There may be no greater sign of respect for the Bills’ offense and Josh Allen this season than Dan Campbell’s decision at the 12-minute mark of Sunday’s game.
Campbell’s Lions had just sliced through the Bills’ defense in 2:02 on five plays to make it a 10-point game. So Campbell, unconventionally, took his only shot at keeping the ball away from Allen. He called for an onside kick.
In years past, such a decision might catch the winning team off-guard. But in the NFL’s new kickoff format, the kicking team must declare an onside attempt. And the greatest suspense wasn’t whether Detroit recovered the ball but whether Mack Hollins would score after tipping the ball up to himself, finally tackled at the 5-yard line.
“I thought we’d get the possession; I thought we were gonna get that ball,” Campbell told reporters. “It was one of (Jake) Bates’ best kicks that I’ve seen him have. That thing took a good jump on us and Hollins made a heck of a play on it. Obviously, now sitting here in hindsight after them taking it down to the 3-yard line, yeah, I wish I wouldn’t have done that. But it is what it is.”
And as crazy as it seemed, I can’t really blame Campbell for trying something. After all, his team nearly recovered a second try — after Jared Goff’s fifth touchdown pass of the day made it a six-point game — with 12 seconds left, with Taron Johnson holding on to the ball at the bottom of a huge scrum.
Since the rule change, kicking teams had a recovery rate of 8.6% on onside tries this season entering Sunday. It only felt like the Detroit defense had as much success in stopping Allen.
The Bills had the ball 12 times Sunday and scored six touchdowns and two field goals. They only went off the field without points after a missed Tyler Bass kick, the end of the first half, one punt and the final play of the game, an Allen kneel-down. So Detroit succeeded twice, at most, in keeping Buffalo without at least a good chance at scoring.
Allen’s extraordinary day saw him throw for 362 yards — 156 to running backs, including 114 for Ty Johnson — and run for 68. He ran for two touchdowns and threw for two.
As an offense, the Bills’ 559 total yards were fifth-most in franchise history, and the most since Christmas Eve 2016, a 34-31 overtime loss to Miami and the most in a regulation game since 2000.
Even when Allen made a mistake (and they were extremely rare), like slightly overthrowing a wide-open Dawson Knox late in the fourth, it went his way with an awesome Knox catch, tipping the ball up to himself.
Even plays that didn’t count belonged on a highlight reel, like the two-handed chest pass — somewhere between the NBA and the Dr. Pepper Challenge — that nearly ended the game with a touchdown to Dalton Kincaid, only to be called back for holding.

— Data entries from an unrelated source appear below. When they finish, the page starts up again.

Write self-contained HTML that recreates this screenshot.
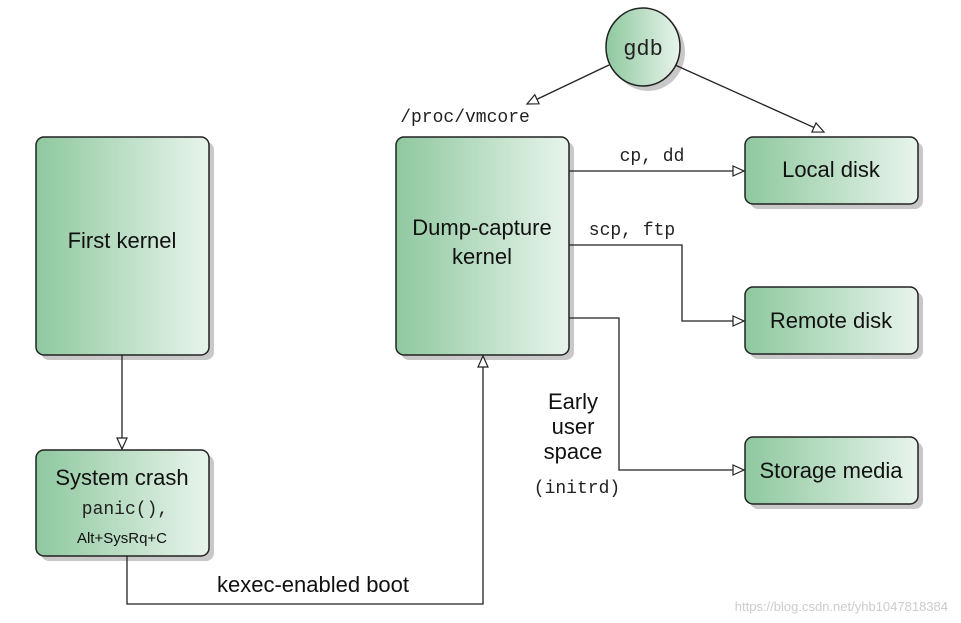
<html><body style="margin:0;background:#fff">
<svg width="961" height="623" xmlns="http://www.w3.org/2000/svg" style="font-family:'Liberation Sans',sans-serif">
<defs>
<linearGradient id="g" x1="0" x2="1" y1="0" y2="0"><stop offset="0" stop-color="#8fc89f"/><stop offset="1" stop-color="#e8f4ec"/></linearGradient>
<marker id="a" markerWidth="14" markerHeight="12" refX="12" refY="6" orient="auto" markerUnits="userSpaceOnUse"><path d="M1,1 L12,6 L1,11 Z" fill="#fff" stroke="#222" stroke-width="1.2"/></marker>
</defs>
<g fill="#c8c8c8">
<rect x="41" y="142" width="173" height="218" rx="8"/>
<rect x="41" y="455" width="173" height="106" rx="8"/>
<rect x="401" y="142" width="173" height="218" rx="8"/>
<rect x="750" y="142" width="173" height="67" rx="8"/>
<rect x="750" y="292" width="173" height="67" rx="8"/>
<rect x="750" y="442" width="173" height="67" rx="8"/>
<ellipse cx="648" cy="52" rx="37" ry="39"/>
</g>
<g fill="url(#g)" stroke="#222" stroke-width="1.5">
<rect x="36" y="137" width="173" height="218" rx="8"/>
<rect x="36" y="450" width="173" height="106" rx="8"/>
<rect x="396" y="137" width="173" height="218" rx="8"/>
<rect x="745" y="137" width="173" height="67" rx="8"/>
<rect x="745" y="287" width="173" height="67" rx="8"/>
<rect x="745" y="437" width="173" height="67" rx="8"/>
<ellipse cx="643" cy="47" rx="37" ry="39"/>
</g>
<g fill="none" stroke="#222" stroke-width="1.3">
<line x1="609" y1="65" x2="527" y2="104" marker-end="url(#a)"/>
<line x1="675" y1="65" x2="824" y2="132" marker-end="url(#a)"/>
<line x1="569" y1="171" x2="744" y2="171" marker-end="url(#a)"/>
<polyline points="569,245 682,245 682,321 744,321" marker-end="url(#a)"/>
<polyline points="569,318 619,318 619,470 744,470" marker-end="url(#a)"/>
<line x1="122" y1="355" x2="122" y2="449" marker-end="url(#a)"/>
<polyline points="127,556 127,604 483,604 483,356" marker-end="url(#a)"/>
</g>
<g fill="#111" font-size="22" text-anchor="middle">
<text x="122" y="248">First kernel</text>
<text x="122" y="485">System crash</text>
<text x="122" y="543" font-size="15">Alt+SysRq+C</text>
<text x="482" y="235">Dump-capture</text>
<text x="482" y="264">kernel</text>
<text x="831" y="177">Local disk</text>
<text x="831" y="328">Remote disk</text>
<text x="831" y="478">Storage media</text>
<text x="313" y="592">kexec-enabled boot</text>
<text x="573" y="409">Early</text>
<text x="573" y="434">user</text>
<text x="573" y="459">space</text>
</g>
<g fill="#222" font-family="'Liberation Mono',monospace" font-size="18" text-anchor="middle">
<text x="643" y="55" font-size="22">gdb</text>
<text x="465" y="122">/proc/vmcore</text>
<text x="652" y="161">cp, dd</text>
<text x="632" y="235">scp, ftp</text>
<text x="577" y="493">(initrd)</text>
<text x="125" y="514">panic(),</text>
</g>
<text x="948" y="611" fill="#ccc" font-size="13" text-anchor="end">https://blog.csdn.net/yhb1047818384</text>
</svg>
</body></html>
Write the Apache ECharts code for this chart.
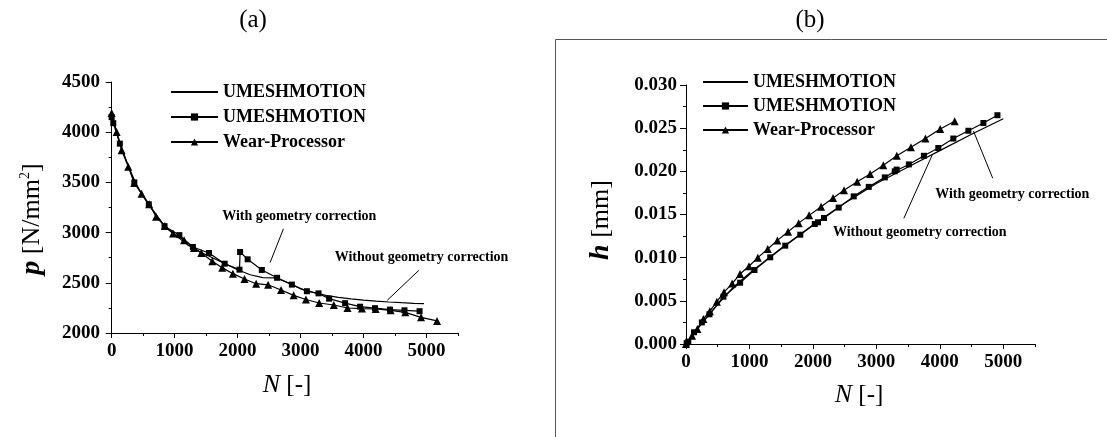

Seemingly every time Allen escaped the pocket, something huge happened.
“We work on it,” Allen said afterward. “Scramble drills (have) gotta be one of our best plays and our receivers know that and they’re just finding ways to get open when the play breaks down a little bit and trying to extend plays when it’s not there and we’ve had some success on it.”
Like a reverse-image mirror of last week’s trip to Los Angeles, both teams scored more than 40 points, But this time it was Allen’s team only-so-comfortably ahead all night and holding on at the end.
The raw numbers won’t show it much, but Sunday counts as improvement for the Bills’ defense, too, especially considering the injuries to its secondary. They made Detroit punt on its first two possessions, exactly the kind of start to allow Allen to grab the lead and stay in front. They produced the game’s only turnover, Christian Benford knocking the ball out of Amon-Ra St. Brown’s grasp in the third quarter. And they generated just enough pressure (three sacks) to keep Goff from further torching a depleted secondary.
With three divisional games ahead they’re sure to be favored by double-digits in each, this win puts the Bills on track for a 14-3 season, anything less being a disappointment. And they remain that “object in the mirror closer than it appears” to the Kansas City Chiefs, who play two playoff teams on short rest and with Patrick Mahomes dealing with an injured ankle. The Steelers’ loss to Philadelphia also puts Buffalo on track for no less than the No. 2 seed, barring an upset.